Yeah the above post are dead on. Most of us switch to the 6 bolt so as to avoid the worried of a heavy duty clutch wearing out the thrust bearing. But is seems you have a pretty modest setup and will benefit more from keeping the 7 bolt and repairing your current issues. Just my $.02:)
I have a stage 4 twin plate 6 puck clutch, so it's not exactly light! I recently damaged my Achilles tendon, so she's going to be sitting for a couple of weeks until my foot can handle that clutch again.
 
Sorry for the confusion,

You are more than competent to make the switch to the 6 bolt, however as stated the swap involves other modifications.
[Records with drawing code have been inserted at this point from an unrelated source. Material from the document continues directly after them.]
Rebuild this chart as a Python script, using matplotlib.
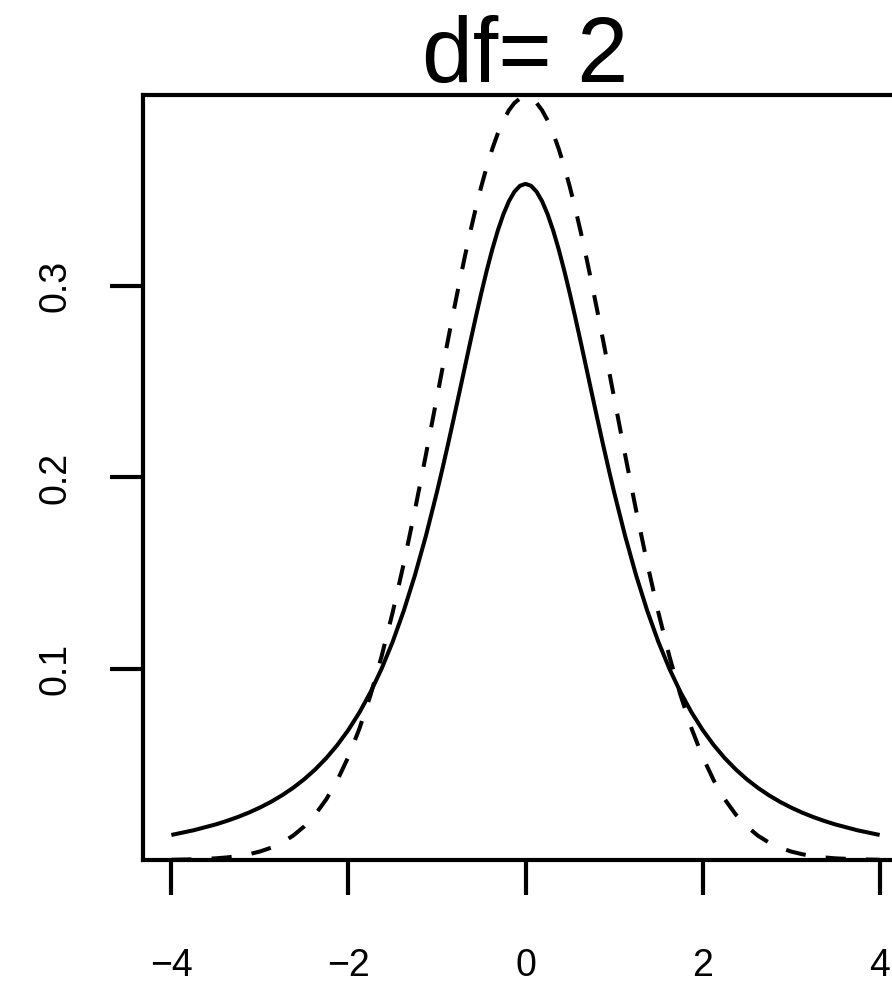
import matplotlib
matplotlib.use("Agg")
import matplotlib.pyplot as plt

plt.rcParams['font.family'] = ['Liberation Sans', 'DejaVu Sans']

title = "df= 2"
x_vals = [-4.0, -3.75, -3.5, -3.375, -3.25, -3.125, -3.0, -2.875, -2.75, -2.625, -2.5, -2.375,
          -2.25, -2.125, -2.0, -1.875, -1.75, -1.625, -1.5, -1.375, -1.25, -1.125, -1.0,
          -0.9375, -0.875, -0.8125, -0.75, -0.6875, -0.625, -0.5625, -0.5, -0.4375, -0.375,
          -0.3125, -0.25, -0.1875, -0.125, -0.0625, 0.0, 0.0625, 0.125, 0.1875, 0.25, 0.3125,
          0.375, 0.4375, 0.5, 0.5625, 0.625, 0.6875, 0.75, 0.8125, 0.875, 0.9375, 1.0, 1.125,
          1.25, 1.375, 1.5, 1.625, 1.75, 1.875, 2.0, 2.125, 2.25, 2.375, 2.5, 2.625, 2.75,
          2.875, 3.0, 3.125, 3.25, 3.375, 3.5, 3.75, 4.0]
t_density = [0.01309, 0.01553, 0.01859, 0.02041, 0.02246, 0.02478, 0.02741, 0.03040, 0.03382,
             0.03772, 0.04220, 0.04735, 0.05328, 0.06013, 0.06804, 0.07720, 0.08779, 0.10003,
             0.11413, 0.13031, 0.14872, 0.16945, 0.19245, 0.20472, 0.21742, 0.23048, 0.24378,
             0.25719, 0.27054, 0.28364, 0.29630, 0.30826, 0.31929, 0.32915, 0.33760, 0.34443,
             0.34945, 0.35252, 0.35355, 0.35252, 0.34945, 0.34443, 0.33760, 0.32915, 0.31929,
             0.30826, 0.29630, 0.28364, 0.27054, 0.25719, 0.24378, 0.23048, 0.21742, 0.20472,
             0.19245, 0.16945, 0.14872, 0.13031, 0.11413, 0.10003, 0.08779, 0.07720, 0.06804,
             0.06013, 0.05328, 0.04735, 0.04220, 0.03772, 0.03382, 0.03040, 0.02741, 0.02478,
             0.02246, 0.02041, 0.01859, 0.01553, 0.01309]
normal_density = [0.00013, 0.00035, 0.00087, 0.00134, 0.00203, 0.00302, 0.00443, 0.00640, 0.00909,
                  0.01272, 0.01753, 0.02377, 0.03174, 0.04172, 0.05399, 0.06879, 0.08628, 0.10654,
                  0.12952, 0.15501, 0.18265, 0.21187, 0.24197, 0.25707, 0.27205, 0.28678, 0.30114,
                  0.31497, 0.32816, 0.34057, 0.35207, 0.36253, 0.37185, 0.37993, 0.38667, 0.39199,
                  0.39584, 0.39816, 0.39894, 0.39816, 0.39584, 0.39199, 0.38667, 0.37993, 0.37185,
                  0.36253, 0.35207, 0.34057, 0.32816, 0.31497, 0.30114, 0.28678, 0.27205, 0.25707,
                  0.24197, 0.21187, 0.18265, 0.15501, 0.12952, 0.10654, 0.08628, 0.06879, 0.05399,
                  0.04172, 0.03174, 0.02377, 0.01753, 0.01272, 0.00909, 0.00640, 0.00443, 0.00302,
                  0.00203, 0.00134, 0.00087, 0.00035, 0.00013]
x_ticks = [-4, -2, 0, 2, 4]
x_ticklabels = ["\u22124", "\u22122", "0", "2", "4"]
y_ticks = [0.1, 0.2, 0.3]
y_ticklabels = ["0.1", "0.2", "0.3"]

W, H = 892, 988
fig = plt.figure(figsize=(W / 100, H / 100), dpi=100)
ax = fig.add_axes([143 / W, (H - 860) / H, 765 / W, 765 / H])

ax.plot(x_vals, t_density, color='black', lw=2.9, solid_capstyle='butt',
        solid_joinstyle='round')
ax.plot(x_vals, normal_density, color='black', lw=2.9, linestyle=(0, (5, 5)),
        dash_capstyle='butt', dash_joinstyle='round')

ax.set_xlim(-4.32, 4.32)
ax.set_ylim(0, 0.4)
for s in ['left', 'top', 'bottom', 'right']:
    ax.spines[s].set_linewidth(3)
    ax.spines[s].set_color('black')

ax.set_xticks(x_ticks)
ax.set_xticklabels(x_ticklabels)
ax.set_yticks(y_ticks)
ax.set_yticklabels(y_ticklabels, rotation=90, va='center')
ax.tick_params(axis='x', direction='out', length=25, width=3, pad=38, labelsize=27)
ax.tick_params(axis='y', direction='out', length=24, width=3, pad=26, labelsize=27)

fig.text(525.5 / W, 1 - 82 / H, title, ha='center', va='baseline', fontsize=66)

fig.savefig("out.png", dpi=100)
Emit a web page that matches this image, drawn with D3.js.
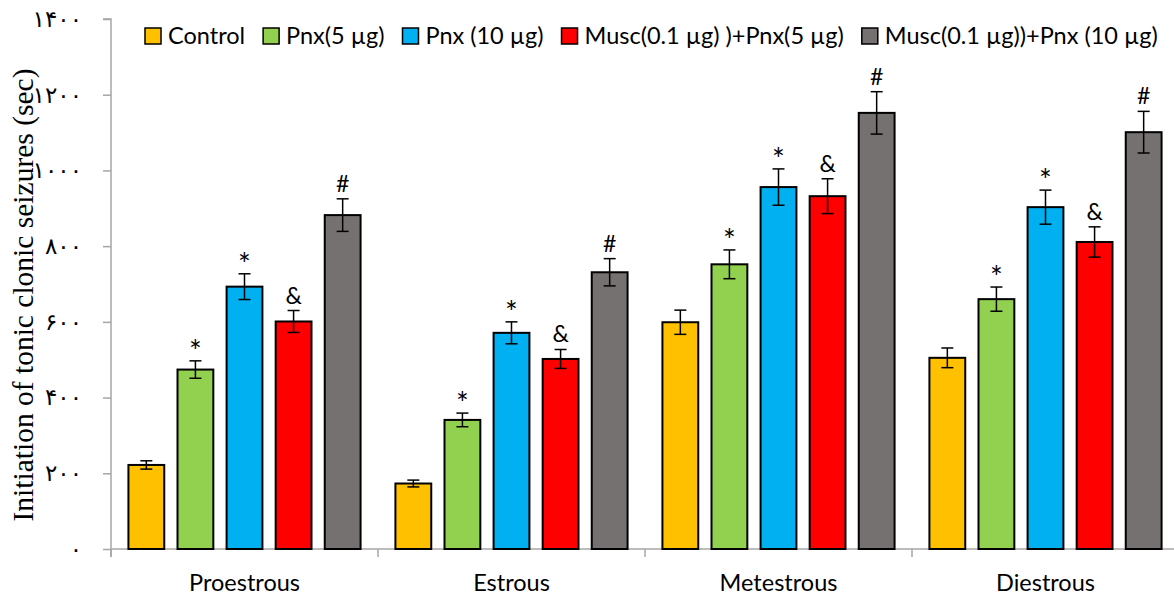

See what you can find near you, weather you end up rebuilding what you have or swapping to another 7 or 6 it doesn't matter. The biggest thing as I'm sure you know with any car to make it reliable is good clean maintenance. You might be better off rebuilding your own engine so you know what's been done and can have confidence in it. You can find pages and pages of posts with people arguing back and forth which is better and holds more power etc. but at the end of the day no matter what engine you end up using, your engine will hold together for what you are doing. Although the DSM world has flaws they are not poorly designed.
 
Thank you. You make a very good point.
 
keep the 7 bolt. find the issue and fix it, or buy another 7 bolt and build it. stock internals are still rated for 500 hp in the 7 bolt. as i said before, weak link in them compared to the 6 bolt is rods. find the 97.5-99 block and you'll have no crank walk worries. even though it rarely happens
 
I have a stage 4 twin plate 6 puck clutch, so it's not exactly light! I recently damaged my Achilles tendon, so she's going to be sitting for a couple of weeks until my foot can handle that clutch again.
I hear ya LOL! Look at tmz website, his southbend clutches are very easy on the leg and the thrust reason being where the diaphram pivot is positioned.